The premier also has large amounts of discretion over the creation, composition and dissolution of cabinet committees, except the Treasury Board, which has its existence and size established by statute.

=== Political decision making ===
A premier is at the centre of political decision making in Ontario. Cabinet collective responsibility (otherwise known as cabinet solidarity) is a concept that outlines that if a minister has serious issues with the direction of a government or premier, they must either accept the decision without public criticism of the premier or resign. This custom gives cabinet ministers little ability to exercise power or make decisions contrary to the will of the premier if the premier has made their position known within cabinet. While smaller decisions may often be made by individual ministers, a 1999 paper suggests anything representing policy reversal, large new policy, inter-departmental effects, politically sensitive or involving substantial financial expenditure will be brought to cabinet. The premier exercises power of political decision making through use of the Cabinet Office and the Office of the Premier. The Cabinet Office provides policy analysis and oversight over the Ontario Public Service, and the office Office of the Premier is responsible for political analysis, coordination with ministers' offices, and communications strategy. Large political decisions are usually made with proposals and discussions at a cabinet committee or cabinet level, where frank discussions on inter-departmental effects or political considerations can take in a structured way in a highly confidential environment at the centre of government. This typically follows heavy preparatory work on the part of minister's offices and staff, as well as civil service policy analysts. This is the ultimate representation of the challenge function, where political leaders are meant to provide direction, input, and political scrutiny on professional civil service advice. Decisions made at the cabinet table may include to proceed with legislative changes, establishing a change in regulation, responding to a crisis, and allocation of scarce resources such as money, time or political capital.

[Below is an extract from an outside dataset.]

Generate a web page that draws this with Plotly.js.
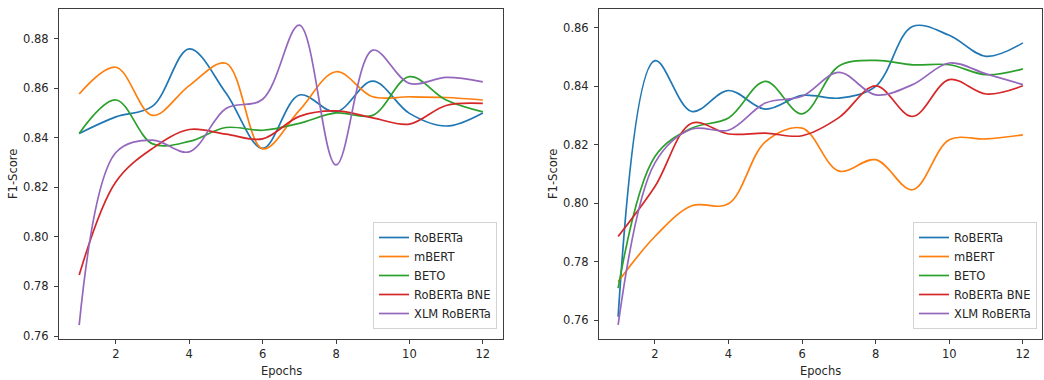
<!DOCTYPE html>
<html>
<head>
<meta charset="utf-8">
<script src="https://cdn.plot.ly/plotly-3.0.1.min.js"></script>
<style>html,body{margin:0;padding:0;background:#fff;}#chart{width:1044px;height:380px;}</style>
</head>
<body>
<div id="chart"></div>
<script>
const epochs = [1, 2, 3, 4, 5, 6, 7, 8, 9, 10, 11, 12];
const seriesNames = ["RoBERTa", "mBERT", "BETO", "RoBERTa BNE", "XLM RoBERTa"];
const seriesColors = ["#1f77b4", "#ff7f0e", "#2ca02c", "#d62728", "#9467bd"];

// Left panel
const robertaLeft = [0.8417, 0.8484, 0.8527, 0.8758, 0.8580, 0.8357, 0.8572, 0.8504, 0.8628, 0.8498, 0.8447, 0.8500];
const mbertLeft   = [0.8576, 0.8684, 0.8490, 0.8610, 0.8700, 0.8355, 0.8510, 0.8666, 0.8565, 0.8565, 0.8562, 0.8552];
const betoLeft    = [0.8417, 0.8552, 0.8375, 0.8385, 0.8441, 0.8430, 0.8458, 0.8500, 0.8490, 0.8646, 0.8552, 0.8504];
const rbneLeft    = [0.7846, 0.8222, 0.8357, 0.8433, 0.8414, 0.8395, 0.8486, 0.8508, 0.8480, 0.8455, 0.8530, 0.8538];
const xlmLeft     = [0.7644, 0.8340, 0.8390, 0.8343, 0.8518, 0.8555, 0.8854, 0.8290, 0.8753, 0.8619, 0.8643, 0.8625];

// Right panel
const robertaRight = [0.7611, 0.8488, 0.8314, 0.8386, 0.8322, 0.8369, 0.8360, 0.8400, 0.8605, 0.8575, 0.8503, 0.8549];
const mbertRight   = [0.7731, 0.7886, 0.7991, 0.7998, 0.8210, 0.8257, 0.8110, 0.8149, 0.8046, 0.8217, 0.8220, 0.8234];
const betoRight    = [0.7709, 0.8160, 0.8257, 0.8292, 0.8417, 0.8306, 0.8470, 0.8489, 0.8474, 0.8474, 0.8440, 0.8460];
const rbneRight    = [0.7886, 0.8057, 0.8274, 0.8237, 0.8240, 0.8231, 0.8293, 0.8402, 0.8297, 0.8423, 0.8374, 0.8402];
const xlmRight     = [0.7583, 0.8138, 0.8254, 0.8250, 0.8343, 0.8366, 0.8448, 0.8371, 0.8406, 0.8480, 0.8443, 0.8406];

const leftSeries = [robertaLeft, mbertLeft, betoLeft, rbneLeft, xlmLeft];
const rightSeries = [robertaRight, mbertRight, betoRight, rbneRight, xlmRight];

const xTicks = [2, 4, 6, 8, 10, 12];
const yTicksLeft = [0.76, 0.78, 0.80, 0.82, 0.84, 0.86, 0.88];
const yTicksRight = [0.76, 0.78, 0.80, 0.82, 0.84, 0.86];

const traces = [];
leftSeries.forEach((ys, i) => {
  traces.push({x: epochs, y: ys, type: 'scatter', mode: 'lines', name: seriesNames[i],
    line: {color: seriesColors[i], width: 1.7, shape: 'spline', smoothing: 1},
    xaxis: 'x', yaxis: 'y', legend: 'legend'});
});
rightSeries.forEach((ys, i) => {
  traces.push({x: epochs, y: ys, type: 'scatter', mode: 'lines', name: seriesNames[i],
    line: {color: seriesColors[i], width: 1.7, shape: 'spline', smoothing: 1},
    xaxis: 'x2', yaxis: 'y2', legend: 'legend2'});
});

const W = 1044, H = 380;
const font = {family: 'DejaVu Sans', size: 11.5, color: '#262626'};
const axisCommon = {
  showline: true, mirror: true, linecolor: '#3d3d3d', linewidth: 1,
  ticks: 'outside', ticklen: 4, tickwidth: 1, tickcolor: '#3d3d3d',
  showgrid: false, zeroline: false, tickfont: font, automargin: false
};
const legendCommon = {
  font: font, bgcolor: 'rgba(255,255,255,0.85)', bordercolor: '#d3d3d3', borderwidth: 1,
  xanchor: 'right', yanchor: 'bottom', tracegroupgap: 0, itemwidth: 30
};
const titleFont = {family: 'DejaVu Sans', size: 11.5, color: '#262626'};

const layout = {
  width: W, height: H,
  margin: {l: 0, r: 0, t: 0, b: 0},
  paper_bgcolor: '#fff', plot_bgcolor: '#fff',
  font: font,
  xaxis: Object.assign({}, axisCommon, {domain: [59 / W, 503 / W], range: [0.45, 12.55], tickvals: xTicks, anchor: 'y'}),
  yaxis: Object.assign({}, axisCommon, {domain: [1 - 339 / H, 1 - 9 / H], range: [0.7588, 0.8919], tickvals: yTicksLeft, tickformat: '.2f', anchor: 'x', ticklabelstandoff: 3}),
  xaxis2: Object.assign({}, axisCommon, {domain: [599 / W, 1042 / W], range: [0.48, 12.52], tickvals: xTicks, anchor: 'y2'}),
  yaxis2: Object.assign({}, axisCommon, {domain: [1 - 339 / H, 1 - 9 / H], range: [0.7535, 0.8665], tickvals: yTicksRight, tickformat: '.2f', anchor: 'x2', ticklabelstandoff: 3}),
  legend: Object.assign({}, legendCommon, {x: 497 / W, y: 1 - 329 / H}),
  legend2: Object.assign({}, legendCommon, {x: 1037 / W, y: 1 - 329 / H}),
  showlegend: true,
  annotations: [
    {text: 'F1-Score', xref: 'paper', yref: 'paper', x: 13 / W, y: 1 - 174 / H, textangle: -90, showarrow: false, font: titleFont, xanchor: 'center', yanchor: 'middle'},
    {text: 'F1-Score', xref: 'paper', yref: 'paper', x: 553 / W, y: 1 - 174 / H, textangle: -90, showarrow: false, font: titleFont, xanchor: 'center', yanchor: 'middle'},
    {text: 'Epochs', xref: 'paper', yref: 'paper', x: 281 / W, y: 1 - 371 / H, showarrow: false, font: titleFont, xanchor: 'center', yanchor: 'middle'},
    {text: 'Epochs', xref: 'paper', yref: 'paper', x: 820.5 / W, y: 1 - 371 / H, showarrow: false, font: titleFont, xanchor: 'center', yanchor: 'middle'}
  ]
};

Plotly.newPlot('chart', traces, layout, {staticPlot: true, displayModeBar: false});
</script>
</body>
</html>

The premier also plays an important part in determination of regulation. Regulations are passed via order-in-council, which are how the government exercises many powers delegated to them under laws passed by the legislature. Orders-in-council are public once signed by the lieutenant governor, but are only signed by the lieutenant governor on the advice of the premier, which has traditionally meant being passed at cabinet. In the cases of appointments, the premier and their office can have heavy involvement in the selection of a certain subset of appointments, though reforms have led to an increased level of formality through the Public Appointment Secretariat, which in some cases provides recommendations for appointments to the premier or the minister for ministerial-level appointments.

=== Communications ===
The premier is ultimately the face of their party in the province, and continues to play a role in partisan politics. The premier is also bound by individual ministerial responsibility, and is expected to present themselves to question period on an at least occasional basis. They may try to shape media framing of government priorities, do damage control on government controversies, or draw contrasts with leaders of opposition parties. The communications role has more recently expanded to encompass social media, with Premier Doug Ford launching a communications strategy of news-style direct-to-voter communications via social media. The premier sets the tone for communications through all of government, with a leader typically attempting to cultivate a "brand", to varying levels of success.

=== Legislative strategy ===
The premier also makes decisions on the legislative agenda in coordination with their cabinet, deciding how to use limited time in the legislative assembly to pass desired legislation, which can have long-lasting effects even after their government is out of power. This will happen in coordination with the government house leader, who conducts inter-party negotiations if needed and manages scheduling and the government whip, who ensures compliance and attendance by members of the government's party when votes come up. This process is especially tenuous in a minority parliament (also known as a minority government), in which the government is not unilaterally able to pass legislation in the same way they can unilaterally pass orders-in-Council, and requires other parties to support the government's legislative agenda. The premier also has a major role to play in declaring certain votes in provincial parliament as "votes of confidence", votes that will lead to the premier asking the lieutenant governor for an election if the vote fails, forcing opposition leaders to consider whether they are ready for an election. Budgets, and other funding bills are always confidence votes as are the address in reply to speech from the throne that happen at the beginning of each parliamentary session. On supply days, where the opposition controls the schedule, the opposition can introduce a confidence motion. However, importantly, the premier can cause any vote to be a confidence vote by declaring it so.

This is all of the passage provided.